Problem: Answer with a single number, the count of lines holding the word "this".

Entries supplied:
------------------------

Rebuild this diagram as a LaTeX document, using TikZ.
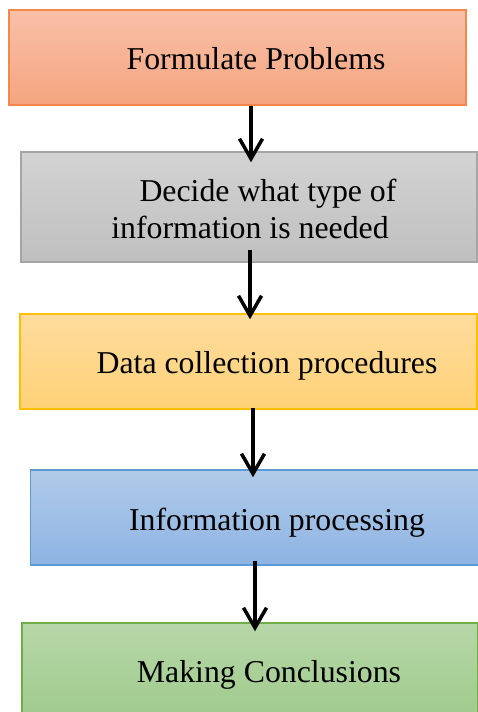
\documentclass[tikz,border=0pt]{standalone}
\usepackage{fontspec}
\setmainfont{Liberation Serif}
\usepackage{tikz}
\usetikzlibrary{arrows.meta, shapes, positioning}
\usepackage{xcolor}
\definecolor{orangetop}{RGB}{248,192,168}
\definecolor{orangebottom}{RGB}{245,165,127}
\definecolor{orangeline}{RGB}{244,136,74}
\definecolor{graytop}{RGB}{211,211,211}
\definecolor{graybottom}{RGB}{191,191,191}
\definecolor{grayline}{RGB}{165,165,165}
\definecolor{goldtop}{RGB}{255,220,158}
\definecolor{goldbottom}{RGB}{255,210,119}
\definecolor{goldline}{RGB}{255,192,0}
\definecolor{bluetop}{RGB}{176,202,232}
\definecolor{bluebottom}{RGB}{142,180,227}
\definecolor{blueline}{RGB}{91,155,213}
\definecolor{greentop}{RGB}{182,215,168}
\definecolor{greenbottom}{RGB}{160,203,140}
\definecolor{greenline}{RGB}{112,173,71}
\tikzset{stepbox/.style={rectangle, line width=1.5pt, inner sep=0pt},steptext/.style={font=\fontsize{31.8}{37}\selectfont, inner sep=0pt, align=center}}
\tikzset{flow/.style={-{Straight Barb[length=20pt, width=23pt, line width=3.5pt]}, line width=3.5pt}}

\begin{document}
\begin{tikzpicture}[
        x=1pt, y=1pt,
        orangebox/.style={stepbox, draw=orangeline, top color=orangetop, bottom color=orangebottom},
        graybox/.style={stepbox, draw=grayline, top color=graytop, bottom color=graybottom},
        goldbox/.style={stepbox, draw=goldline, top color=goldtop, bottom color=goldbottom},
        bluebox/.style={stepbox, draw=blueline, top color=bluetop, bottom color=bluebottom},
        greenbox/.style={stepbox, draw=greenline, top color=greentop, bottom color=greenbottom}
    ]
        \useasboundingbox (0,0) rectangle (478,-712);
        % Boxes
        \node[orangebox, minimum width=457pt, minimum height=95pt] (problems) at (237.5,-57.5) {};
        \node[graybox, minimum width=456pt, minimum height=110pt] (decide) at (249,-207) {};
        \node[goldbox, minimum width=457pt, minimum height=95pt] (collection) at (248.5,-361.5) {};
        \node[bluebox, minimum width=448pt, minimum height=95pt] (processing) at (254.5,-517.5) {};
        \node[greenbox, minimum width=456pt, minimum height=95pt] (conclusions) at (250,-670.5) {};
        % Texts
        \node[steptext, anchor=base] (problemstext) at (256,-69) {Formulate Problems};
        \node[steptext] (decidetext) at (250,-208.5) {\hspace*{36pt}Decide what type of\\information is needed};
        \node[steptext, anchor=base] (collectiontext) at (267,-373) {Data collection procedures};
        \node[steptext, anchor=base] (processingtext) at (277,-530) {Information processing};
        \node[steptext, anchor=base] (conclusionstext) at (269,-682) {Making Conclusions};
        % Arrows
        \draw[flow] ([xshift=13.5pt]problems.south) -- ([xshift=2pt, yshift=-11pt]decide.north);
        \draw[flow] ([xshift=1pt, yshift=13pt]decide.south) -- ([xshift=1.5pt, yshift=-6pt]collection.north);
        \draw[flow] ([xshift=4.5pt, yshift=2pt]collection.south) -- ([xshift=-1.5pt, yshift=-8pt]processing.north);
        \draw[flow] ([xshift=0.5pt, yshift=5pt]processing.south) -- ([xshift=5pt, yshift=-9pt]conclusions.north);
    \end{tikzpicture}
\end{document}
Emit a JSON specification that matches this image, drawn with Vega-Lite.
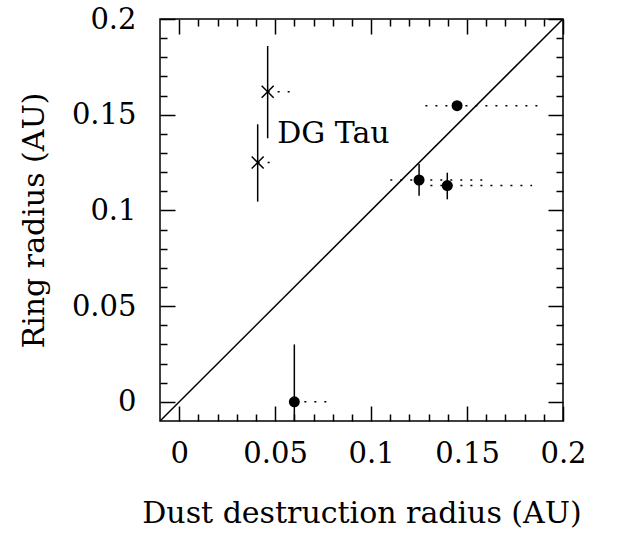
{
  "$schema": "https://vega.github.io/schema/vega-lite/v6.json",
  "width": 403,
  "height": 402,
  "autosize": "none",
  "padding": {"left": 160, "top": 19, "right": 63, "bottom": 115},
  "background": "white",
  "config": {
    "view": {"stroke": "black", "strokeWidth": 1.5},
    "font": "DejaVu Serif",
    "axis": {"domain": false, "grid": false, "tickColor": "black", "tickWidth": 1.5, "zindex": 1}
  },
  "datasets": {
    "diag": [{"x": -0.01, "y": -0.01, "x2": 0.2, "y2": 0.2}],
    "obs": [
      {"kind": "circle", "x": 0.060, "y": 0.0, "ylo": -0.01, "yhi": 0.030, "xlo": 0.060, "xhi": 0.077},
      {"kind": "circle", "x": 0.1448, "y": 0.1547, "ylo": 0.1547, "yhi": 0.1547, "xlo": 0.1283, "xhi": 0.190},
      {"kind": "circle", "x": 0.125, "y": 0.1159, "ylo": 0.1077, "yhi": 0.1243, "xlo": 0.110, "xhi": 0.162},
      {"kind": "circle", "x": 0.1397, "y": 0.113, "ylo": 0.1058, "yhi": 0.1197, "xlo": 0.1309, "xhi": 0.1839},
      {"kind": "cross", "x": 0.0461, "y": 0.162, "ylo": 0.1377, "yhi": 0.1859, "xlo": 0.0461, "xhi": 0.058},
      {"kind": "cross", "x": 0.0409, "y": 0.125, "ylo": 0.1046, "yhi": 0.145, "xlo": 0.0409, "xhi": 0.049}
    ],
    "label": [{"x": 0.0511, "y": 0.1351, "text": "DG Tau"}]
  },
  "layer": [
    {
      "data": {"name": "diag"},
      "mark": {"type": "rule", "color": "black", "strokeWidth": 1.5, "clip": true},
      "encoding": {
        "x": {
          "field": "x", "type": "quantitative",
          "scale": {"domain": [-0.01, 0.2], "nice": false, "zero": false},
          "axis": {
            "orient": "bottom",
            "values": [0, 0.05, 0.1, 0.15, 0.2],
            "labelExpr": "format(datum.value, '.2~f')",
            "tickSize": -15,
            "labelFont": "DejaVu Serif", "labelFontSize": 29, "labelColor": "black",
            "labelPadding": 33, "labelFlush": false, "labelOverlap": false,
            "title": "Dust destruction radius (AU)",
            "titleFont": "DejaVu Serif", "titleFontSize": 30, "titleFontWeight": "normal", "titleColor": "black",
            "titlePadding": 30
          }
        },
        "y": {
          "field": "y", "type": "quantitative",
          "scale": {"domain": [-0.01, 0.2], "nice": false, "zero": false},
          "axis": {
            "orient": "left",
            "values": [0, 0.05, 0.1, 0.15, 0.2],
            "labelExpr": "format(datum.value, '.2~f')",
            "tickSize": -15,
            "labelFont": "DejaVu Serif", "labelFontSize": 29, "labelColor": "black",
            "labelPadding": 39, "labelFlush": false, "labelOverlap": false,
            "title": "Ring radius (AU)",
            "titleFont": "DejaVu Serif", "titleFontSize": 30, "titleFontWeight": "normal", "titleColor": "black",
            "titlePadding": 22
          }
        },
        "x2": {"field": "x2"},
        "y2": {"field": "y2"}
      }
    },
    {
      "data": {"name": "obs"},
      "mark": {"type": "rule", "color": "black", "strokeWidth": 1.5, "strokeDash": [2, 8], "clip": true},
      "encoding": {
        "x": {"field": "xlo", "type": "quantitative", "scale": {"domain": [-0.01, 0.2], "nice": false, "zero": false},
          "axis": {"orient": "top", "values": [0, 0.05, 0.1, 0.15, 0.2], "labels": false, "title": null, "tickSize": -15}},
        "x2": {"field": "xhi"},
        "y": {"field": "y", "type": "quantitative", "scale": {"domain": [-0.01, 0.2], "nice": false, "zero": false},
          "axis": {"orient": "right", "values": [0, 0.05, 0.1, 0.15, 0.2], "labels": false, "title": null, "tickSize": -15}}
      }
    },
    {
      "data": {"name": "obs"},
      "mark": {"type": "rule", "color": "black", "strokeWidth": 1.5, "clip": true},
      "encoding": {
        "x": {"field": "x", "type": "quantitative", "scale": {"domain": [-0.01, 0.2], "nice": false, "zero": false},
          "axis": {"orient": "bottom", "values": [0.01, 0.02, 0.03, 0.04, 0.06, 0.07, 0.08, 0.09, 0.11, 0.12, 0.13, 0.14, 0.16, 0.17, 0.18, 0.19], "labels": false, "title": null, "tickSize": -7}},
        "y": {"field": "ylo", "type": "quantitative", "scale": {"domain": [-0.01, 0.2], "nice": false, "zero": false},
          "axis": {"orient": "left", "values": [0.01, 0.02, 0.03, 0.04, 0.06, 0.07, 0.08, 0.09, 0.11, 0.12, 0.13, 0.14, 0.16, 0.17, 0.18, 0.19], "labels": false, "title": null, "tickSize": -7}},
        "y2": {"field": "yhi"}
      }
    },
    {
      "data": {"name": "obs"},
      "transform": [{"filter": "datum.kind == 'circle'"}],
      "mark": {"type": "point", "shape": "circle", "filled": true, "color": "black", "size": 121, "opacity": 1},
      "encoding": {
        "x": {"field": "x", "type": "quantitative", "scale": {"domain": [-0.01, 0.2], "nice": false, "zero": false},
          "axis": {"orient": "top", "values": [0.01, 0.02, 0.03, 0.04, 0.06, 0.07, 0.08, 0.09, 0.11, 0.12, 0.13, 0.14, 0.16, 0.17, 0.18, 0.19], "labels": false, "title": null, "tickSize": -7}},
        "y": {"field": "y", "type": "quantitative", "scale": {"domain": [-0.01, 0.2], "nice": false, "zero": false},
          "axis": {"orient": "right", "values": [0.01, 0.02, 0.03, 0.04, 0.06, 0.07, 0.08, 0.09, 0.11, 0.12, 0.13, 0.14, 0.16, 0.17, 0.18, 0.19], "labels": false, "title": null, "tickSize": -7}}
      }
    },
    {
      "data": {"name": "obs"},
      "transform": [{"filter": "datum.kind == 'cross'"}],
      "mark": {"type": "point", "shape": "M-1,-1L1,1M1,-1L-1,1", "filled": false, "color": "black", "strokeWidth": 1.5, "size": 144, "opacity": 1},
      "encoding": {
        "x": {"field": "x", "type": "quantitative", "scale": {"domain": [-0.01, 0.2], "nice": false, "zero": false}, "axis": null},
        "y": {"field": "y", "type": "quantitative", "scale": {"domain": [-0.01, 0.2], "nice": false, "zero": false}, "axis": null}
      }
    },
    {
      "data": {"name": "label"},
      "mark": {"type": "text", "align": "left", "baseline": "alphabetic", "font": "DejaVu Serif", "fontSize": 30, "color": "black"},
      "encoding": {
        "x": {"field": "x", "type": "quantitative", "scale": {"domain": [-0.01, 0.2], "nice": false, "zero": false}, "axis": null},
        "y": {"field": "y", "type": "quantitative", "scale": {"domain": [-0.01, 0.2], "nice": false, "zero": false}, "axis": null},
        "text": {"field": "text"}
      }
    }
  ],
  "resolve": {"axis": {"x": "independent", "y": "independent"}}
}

------------------------

Written solution: 2